[Records with drawing code]
+---+
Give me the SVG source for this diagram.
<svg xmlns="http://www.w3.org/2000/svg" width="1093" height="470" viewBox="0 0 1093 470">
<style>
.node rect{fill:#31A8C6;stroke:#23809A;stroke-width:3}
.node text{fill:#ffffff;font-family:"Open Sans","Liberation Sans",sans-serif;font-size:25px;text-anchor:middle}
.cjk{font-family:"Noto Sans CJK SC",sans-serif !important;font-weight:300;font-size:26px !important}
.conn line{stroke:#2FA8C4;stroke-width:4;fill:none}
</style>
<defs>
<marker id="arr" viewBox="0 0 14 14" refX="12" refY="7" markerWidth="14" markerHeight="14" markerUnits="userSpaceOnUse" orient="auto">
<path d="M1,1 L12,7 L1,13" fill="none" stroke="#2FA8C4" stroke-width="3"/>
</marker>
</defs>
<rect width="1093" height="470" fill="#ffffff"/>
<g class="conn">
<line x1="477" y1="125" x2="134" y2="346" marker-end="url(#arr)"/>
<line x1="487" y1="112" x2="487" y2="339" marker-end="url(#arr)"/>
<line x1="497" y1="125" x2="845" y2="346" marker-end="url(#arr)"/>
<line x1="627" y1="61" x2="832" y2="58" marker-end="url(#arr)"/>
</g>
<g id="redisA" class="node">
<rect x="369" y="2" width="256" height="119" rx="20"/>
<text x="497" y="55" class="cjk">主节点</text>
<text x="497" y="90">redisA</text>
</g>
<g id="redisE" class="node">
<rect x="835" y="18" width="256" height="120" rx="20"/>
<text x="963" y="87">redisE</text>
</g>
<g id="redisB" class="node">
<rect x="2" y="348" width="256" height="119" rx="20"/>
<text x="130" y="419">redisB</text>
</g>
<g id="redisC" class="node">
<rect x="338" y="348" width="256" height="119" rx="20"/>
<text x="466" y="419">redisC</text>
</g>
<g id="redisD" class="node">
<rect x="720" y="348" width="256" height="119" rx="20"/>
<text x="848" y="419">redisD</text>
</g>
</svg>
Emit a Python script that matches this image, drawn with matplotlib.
+---+
* _STATED EXERCISE_
Check each line of the records for the string "this" and state how many lines contain it. Give only the number.

* _OUTPUT BELOW_
2